Realogy is the owner of the Realogy Brokerage Group, the nation’s largest brokerage measured by two key metrics: the total dollar volume of transactions and the number of real estate agents. Realogy’s brands include Better Homes and Gardens Real Estate, Century 21, Coldwell Banker, Corcoran, ERA, Sotheby’s International Realty.
The company’s most recent 10-K filing with the Securities and Exchange Commission states that the company had approximately 10,150 employees as of Dec. 31, 2019. And according to a new SEC filing, the company is reducing both the salaries and work weeks of a majority of those employees.
The company made the disclosure as part of multi-pronged response to the growing COVID-19 pandemic. In the filing, the company said that it borrowed an additional $400 million to fund its operations as the pandemic spreads.
The company is also taking a series of actions designed to ease the financial burden on its franchisees, including:
- Accelerated franchisee rebates scheduled for payment on April 15, 2020 to April 1, 2020
- Agreed to retain franchisee rebate tiers at 2019 levels for the duration of 2020
- Waived all domestic U.S. Brand Marketing Fund fees, including any monthly minimums, for all home sale transactions closing in the second quarter of 2020
- Waived applicable domestic U.S. monthly minimum royalty fees due in the second quarter of 2020
But the most drastic measures include salary and other reductions among the company’s staff and other cutbacks. “The Company also has implemented a series of cost-savings actions to preserve capital, including temporary salary and work-week reductions for a majority of our employees, marketing expense pullbacks, and delaying investments in certain strategic initiatives,” the company said in its SEC filing.
Beyond that, the company’s CEO and president, Ryan Schneider, is cutting his salary by 90% and all the senior executives that report directly to Schneider are reducing their salaries by 50%.
But the company cautions that these steps may not be enough. “These measures will be assessed on an ongoing basis and may be extended and/or expanded to include, for example, temporary employment furloughs and/or workforce reductions,” the company said.
In a statement, the company said that it is working to minimize the impact on both its and its agents’ business. “The health and safety of our employees, affiliated agents, owners and customers is always our number one priority,” the company said in a statement. “As the coronavirus crisis continues to rapidly evolve, we have moved fast to continue serving our affiliated agents and franchisees through an agile, tech-enabled virtual workforce,” the company continued.

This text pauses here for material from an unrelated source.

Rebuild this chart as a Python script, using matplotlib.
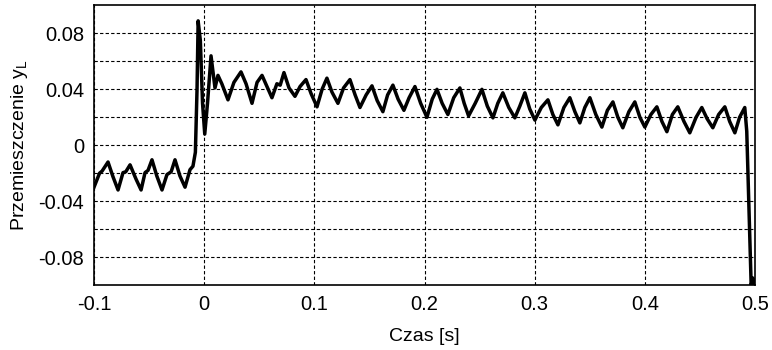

The company also said that it is working with legislators at both the state and federal level to make it easier for the real estate industry to function under the current conditions. “Over this time, we have also been actively working with federal, state and local governments to ensure affiliated agents, owners and the industry are well-represented as leaders and policymakers around the country work to slow the spread of coronavirus and create new relief measures to ease the impacts of the virus on our economy and our industry.”